* [Required work] Examine the entries and show every line in which the word "Write" is found.

---------- Given information ----------

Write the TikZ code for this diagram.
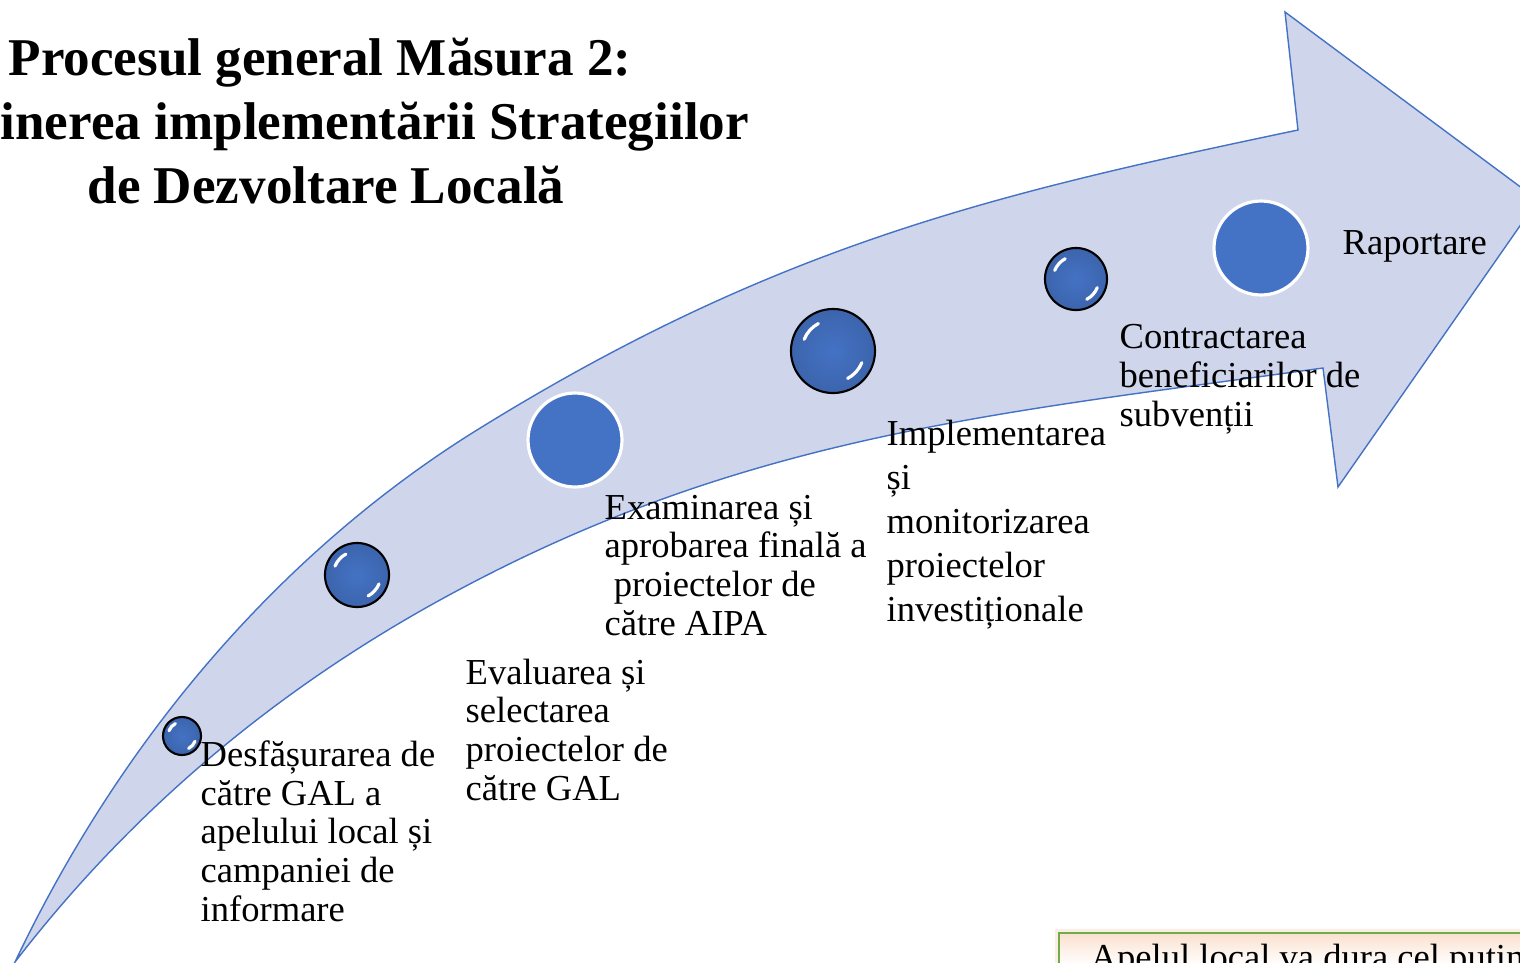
\documentclass[tikz,border=0pt]{standalone}
\usepackage{fontspec}
\setmainfont{Liberation Serif}
\usetikzlibrary{calc}
\definecolor{bandfill}{HTML}{CFD5EA}
\definecolor{bandline}{HTML}{4472C4}
\definecolor{dotblue}{HTML}{4472C4}
\definecolor{notegreen}{HTML}{70AD47}
\definecolor{notepeach}{HTML}{F9D9C3}
\newcommand\GlossDot[3]{% name, centre, radius (px)
    \node[gdot, minimum size=#3*0.02cm] (#1) at (#2) {};
    \draw[shine] ($(#1.center)!0.74!(#1.158)$) arc[start angle=158, end angle=118, radius=#3*0.0074cm];
    \draw[shine] ($(#1.center)!0.74!(#1.-22)$) arc[start angle=-22, end angle=-62, radius=#3*0.0074cm];
}

\begin{document}
\begin{tikzpicture}[x=0.01cm,y=-0.01cm,
    band/.style={fill=bandfill, draw=bandline, line width=0.4pt},
    gdot/.style={circle, inner sep=0, outer sep=0, draw=black, line width=0.6pt,
        inner color=dotblue, outer color=dotblue!88!black},
    fdot/.style={circle, inner sep=0, outer sep=0, fill=dotblue, draw=white, line width=0.9pt},
    shine/.style={white, line width=0.9pt, line cap=round},
    lbl/.style={anchor=base west, align=left, inner sep=0, font=\fontsize{10.4}{10.95}\selectfont},
    ttl/.style={anchor=base, inner sep=0, font=\bfseries\fontsize{15.1}{18.2}\selectfont}]
    \useasboundingbox (0,0) rectangle (1520,963);
    \clip (0,0) rectangle (1520,963);
    % title
    \node[ttl] (title1) at (320,75) {Procesul general Măsura 2:};
    \node[ttl, anchor=base west] (title2) at (0,139) {inerea implementării Strategiilor};
    \node[ttl] (title3) at (326,203) {de Dezvoltare Locală};
    % curved arrow
    \draw[band] (15,962) coordinate(tail) .. controls (145,689) and (327,523) .. (477,430)
        .. controls (777,244) and (998,193) .. (1298,130)
        -- (1285,12) coordinate(tipA) -- (1538,200) coordinate(tip) -- (1338,487) coordinate(tipB) -- (1323,368)
        .. controls (993,414) and (740,435) .. (440,600)
        .. controls (271,693) and (129,814) .. (tail) -- cycle;
    % dots
    \GlossDot{b1}{182,736}{19}
    \GlossDot{b2}{357,575}{32}
    \node[fdot, minimum size=94*0.01cm] (b3) at (575,440) {};
    \GlossDot{b4}{833,351}{42}
    \GlossDot{b5}{1076,279}{31}
    \node[fdot, minimum size=94*0.01cm] (b6) at (1261,248) {};
    % labels (base = last line)
    \node[lbl] (t1) at (200,921) {Desfășurarea de\\către GAL a\\apelului local și\\campaniei de\\informare};
    \node[lbl] (t2) at (465,800) {Evaluarea și\\selectarea\\proiectelor de\\către GAL};
    \node[lbl] (t3) at (604,635) {Examinarea și\\aprobarea finală a\\\hspace*{0.25em}proiectelor de\\către AIPA};
    \node[lbl, font=\fontsize{10.4}{12.5}\selectfont] (t4) at (886,621) {Implementarea\\și\\monitorizarea\\proiectelor\\investiționale};
    \node[lbl] (t5) at (1119,426) {Contractarea\\beneficiarilor de\\subvenții};
    \node[lbl] (t6) at (1342,254) {Raportare};
    % note box
    \begin{scope}
        \draw[notepeach!45, line width=2.5pt] (1059,933) rectangle (1560,1010);
        \fill[white] (1059,933) rectangle (1560,1010);
        \shade[top color=notepeach!80, bottom color=white] (1059,933) rectangle (1560,965);
        \draw[notegreen, line width=0.7pt] (1059,933) coordinate(nb) rectangle (1560,1010);
        \node[lbl] (note) at (1090,969) {Apelul local va dura cel puțin};
    \end{scope}
\end{tikzpicture}
\end{document}
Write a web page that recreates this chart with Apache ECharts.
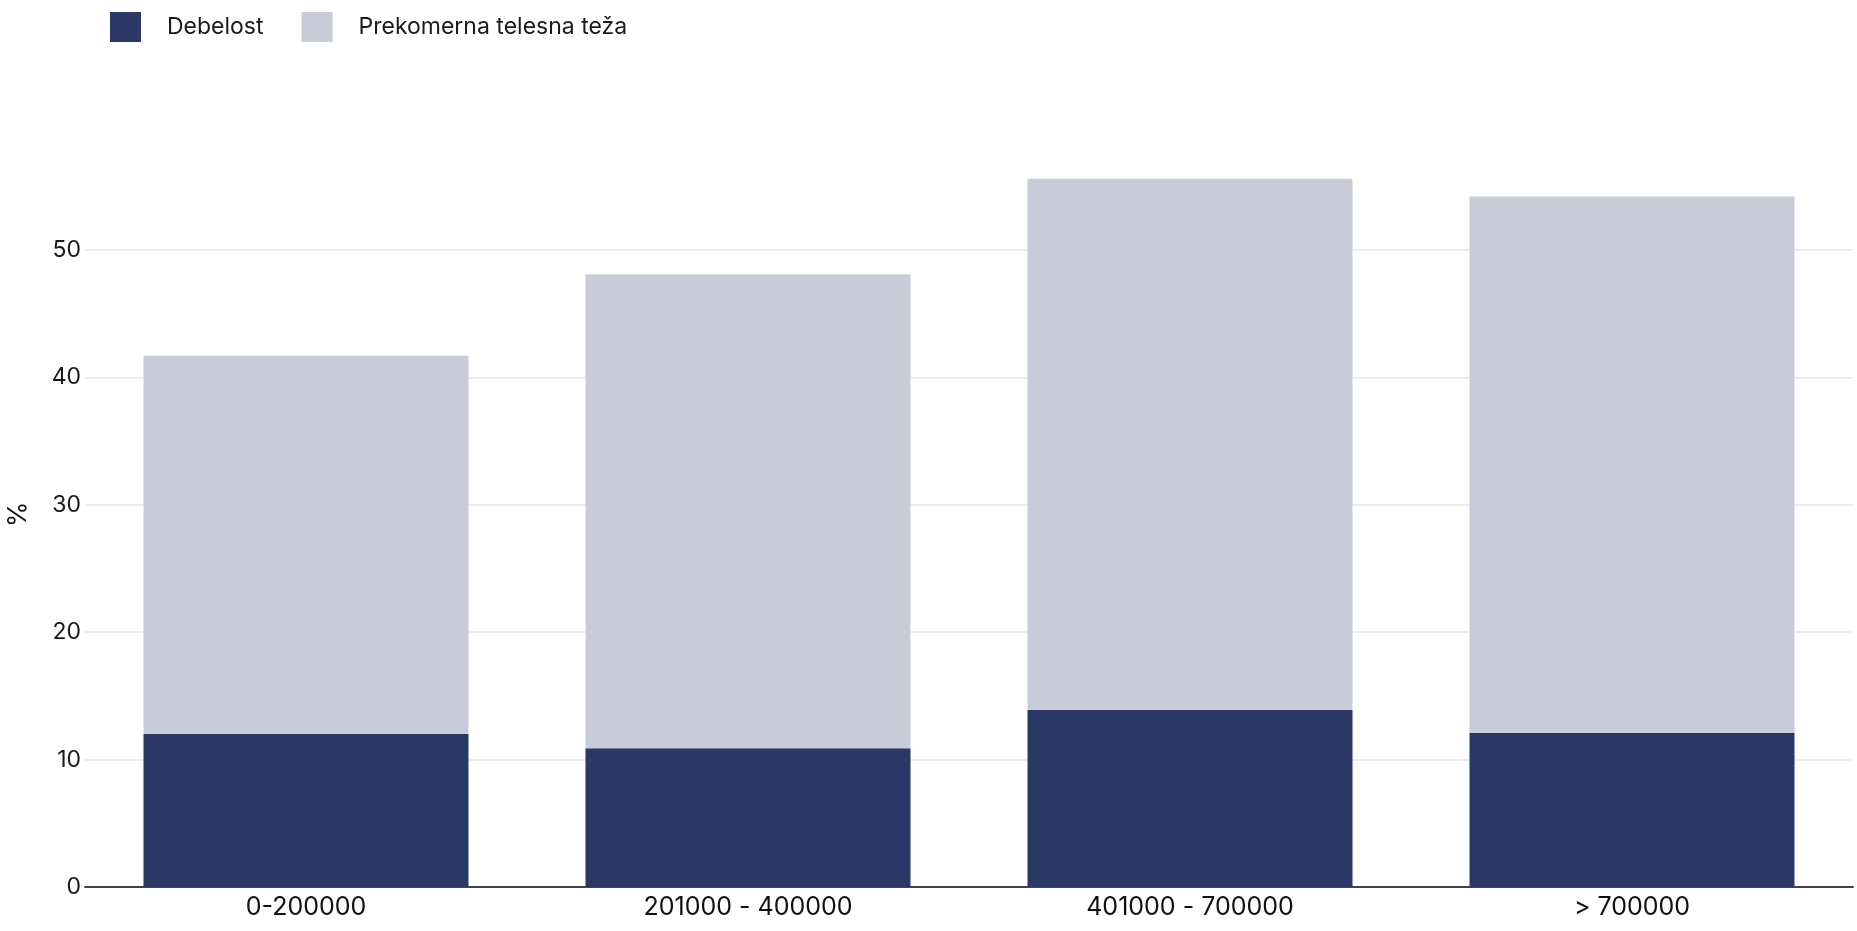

----------

* [Reply to the exercise]
Write the TikZ code for this diagram.
Write a web page that recreates this chart with Apache ECharts.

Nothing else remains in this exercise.